**PROBLEM REQUIREMENTS:** Please retype the records below exactly, from the first line through the line containing "ax.spines[s].set_linewidth(1.5)", and leave out any pictures.

**MATERIAL PROVIDED:**
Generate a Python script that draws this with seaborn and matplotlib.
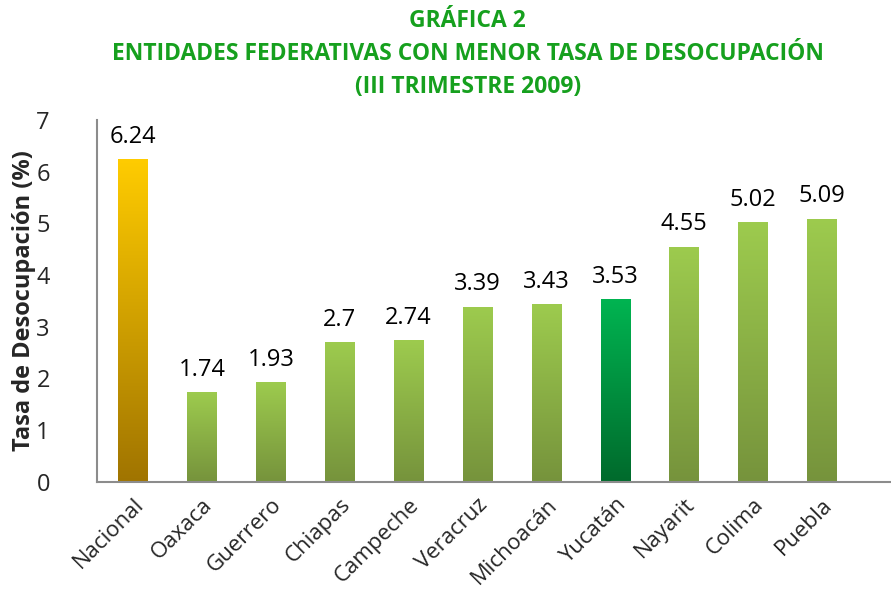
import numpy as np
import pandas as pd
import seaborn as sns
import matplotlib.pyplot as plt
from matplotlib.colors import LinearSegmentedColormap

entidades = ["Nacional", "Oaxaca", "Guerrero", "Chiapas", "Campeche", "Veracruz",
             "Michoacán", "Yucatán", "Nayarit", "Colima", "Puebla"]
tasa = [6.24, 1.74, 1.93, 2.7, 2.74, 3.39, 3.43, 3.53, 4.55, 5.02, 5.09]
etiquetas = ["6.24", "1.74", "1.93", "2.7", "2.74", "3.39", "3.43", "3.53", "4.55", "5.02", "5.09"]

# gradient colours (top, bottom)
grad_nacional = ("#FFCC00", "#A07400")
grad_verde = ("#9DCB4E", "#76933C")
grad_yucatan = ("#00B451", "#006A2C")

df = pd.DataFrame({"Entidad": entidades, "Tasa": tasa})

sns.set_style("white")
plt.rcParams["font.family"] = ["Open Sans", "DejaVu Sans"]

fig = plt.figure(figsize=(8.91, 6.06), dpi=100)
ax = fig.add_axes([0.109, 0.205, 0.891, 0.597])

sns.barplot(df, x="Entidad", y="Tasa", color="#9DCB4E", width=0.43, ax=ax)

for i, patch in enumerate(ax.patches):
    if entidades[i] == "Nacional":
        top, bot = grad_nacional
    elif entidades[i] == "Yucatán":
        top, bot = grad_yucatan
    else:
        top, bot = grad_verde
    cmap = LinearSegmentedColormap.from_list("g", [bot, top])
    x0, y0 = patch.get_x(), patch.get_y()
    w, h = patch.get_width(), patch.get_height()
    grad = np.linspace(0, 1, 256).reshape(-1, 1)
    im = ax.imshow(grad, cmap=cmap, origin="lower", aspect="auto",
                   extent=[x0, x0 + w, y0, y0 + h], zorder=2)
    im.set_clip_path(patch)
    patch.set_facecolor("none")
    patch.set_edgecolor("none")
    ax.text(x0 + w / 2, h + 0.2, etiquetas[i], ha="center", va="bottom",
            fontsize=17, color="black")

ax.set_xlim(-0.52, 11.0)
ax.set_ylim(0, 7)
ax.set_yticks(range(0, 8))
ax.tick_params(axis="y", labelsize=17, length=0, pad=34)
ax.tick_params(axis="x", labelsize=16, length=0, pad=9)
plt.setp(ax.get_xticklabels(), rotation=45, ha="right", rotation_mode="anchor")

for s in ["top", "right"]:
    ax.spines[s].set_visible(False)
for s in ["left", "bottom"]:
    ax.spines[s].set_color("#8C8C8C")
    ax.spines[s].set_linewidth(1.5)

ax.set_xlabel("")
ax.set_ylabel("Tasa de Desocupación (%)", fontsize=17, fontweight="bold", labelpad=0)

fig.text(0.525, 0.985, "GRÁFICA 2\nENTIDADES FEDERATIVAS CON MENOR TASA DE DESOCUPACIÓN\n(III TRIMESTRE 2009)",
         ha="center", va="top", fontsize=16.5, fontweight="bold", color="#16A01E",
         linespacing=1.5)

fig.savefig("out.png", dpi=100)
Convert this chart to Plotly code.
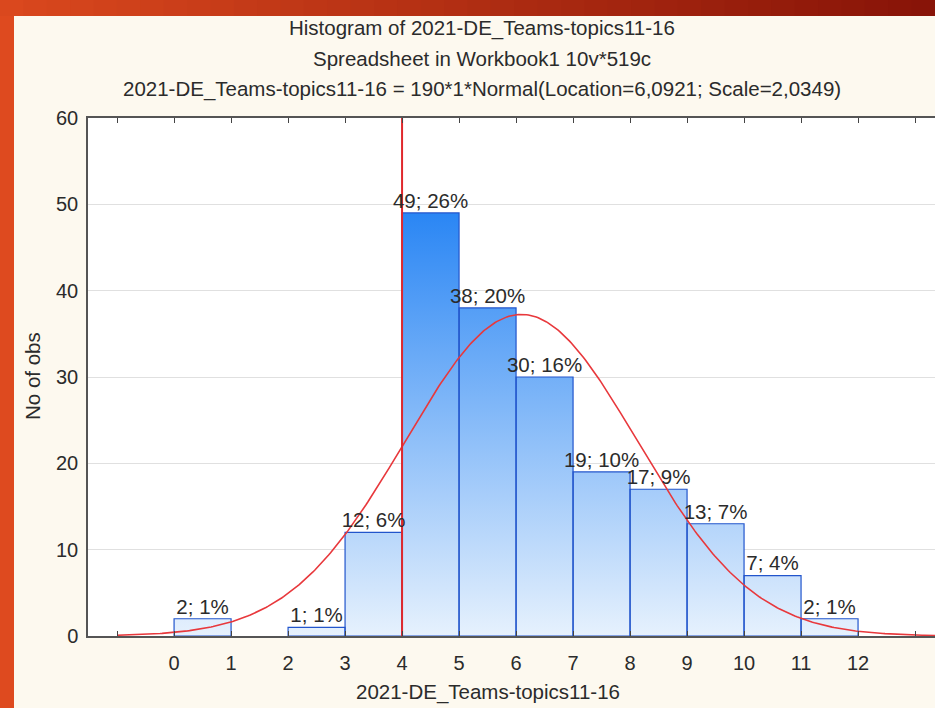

**RESPONSE FOR THIS EXERCISE:**
Generate a Python script that draws this with seaborn and matplotlib.
import numpy as np
import pandas as pd
import seaborn as sns
import matplotlib.pyplot as plt
from matplotlib.colors import LinearSegmentedColormap

entidades = ["Nacional", "Oaxaca", "Guerrero", "Chiapas", "Campeche", "Veracruz",
             "Michoacán", "Yucatán", "Nayarit", "Colima", "Puebla"]
tasa = [6.24, 1.74, 1.93, 2.7, 2.74, 3.39, 3.43, 3.53, 4.55, 5.02, 5.09]
etiquetas = ["6.24", "1.74", "1.93", "2.7", "2.74", "3.39", "3.43", "3.53", "4.55", "5.02", "5.09"]

# gradient colours (top, bottom)
grad_nacional = ("#FFCC00", "#A07400")
grad_verde = ("#9DCB4E", "#76933C")
grad_yucatan = ("#00B451", "#006A2C")

df = pd.DataFrame({"Entidad": entidades, "Tasa": tasa})

sns.set_style("white")
plt.rcParams["font.family"] = ["Open Sans", "DejaVu Sans"]

fig = plt.figure(figsize=(8.91, 6.06), dpi=100)
ax = fig.add_axes([0.109, 0.205, 0.891, 0.597])

sns.barplot(df, x="Entidad", y="Tasa", color="#9DCB4E", width=0.43, ax=ax)

for i, patch in enumerate(ax.patches):
    if entidades[i] == "Nacional":
        top, bot = grad_nacional
    elif entidades[i] == "Yucatán":
        top, bot = grad_yucatan
    else:
        top, bot = grad_verde
    cmap = LinearSegmentedColormap.from_list("g", [bot, top])
    x0, y0 = patch.get_x(), patch.get_y()
    w, h = patch.get_width(), patch.get_height()
    grad = np.linspace(0, 1, 256).reshape(-1, 1)
    im = ax.imshow(grad, cmap=cmap, origin="lower", aspect="auto",
                   extent=[x0, x0 + w, y0, y0 + h], zorder=2)
    im.set_clip_path(patch)
    patch.set_facecolor("none")
    patch.set_edgecolor("none")
    ax.text(x0 + w / 2, h + 0.2, etiquetas[i], ha="center", va="bottom",
            fontsize=17, color="black")

ax.set_xlim(-0.52, 11.0)
ax.set_ylim(0, 7)
ax.set_yticks(range(0, 8))
ax.tick_params(axis="y", labelsize=17, length=0, pad=34)
ax.tick_params(axis="x", labelsize=16, length=0, pad=9)
plt.setp(ax.get_xticklabels(), rotation=45, ha="right", rotation_mode="anchor")

for s in ["top", "right"]:
    ax.spines[s].set_visible(False)
for s in ["left", "bottom"]:
    ax.spines[s].set_color("#8C8C8C")
    ax.spines[s].set_linewidth(1.5)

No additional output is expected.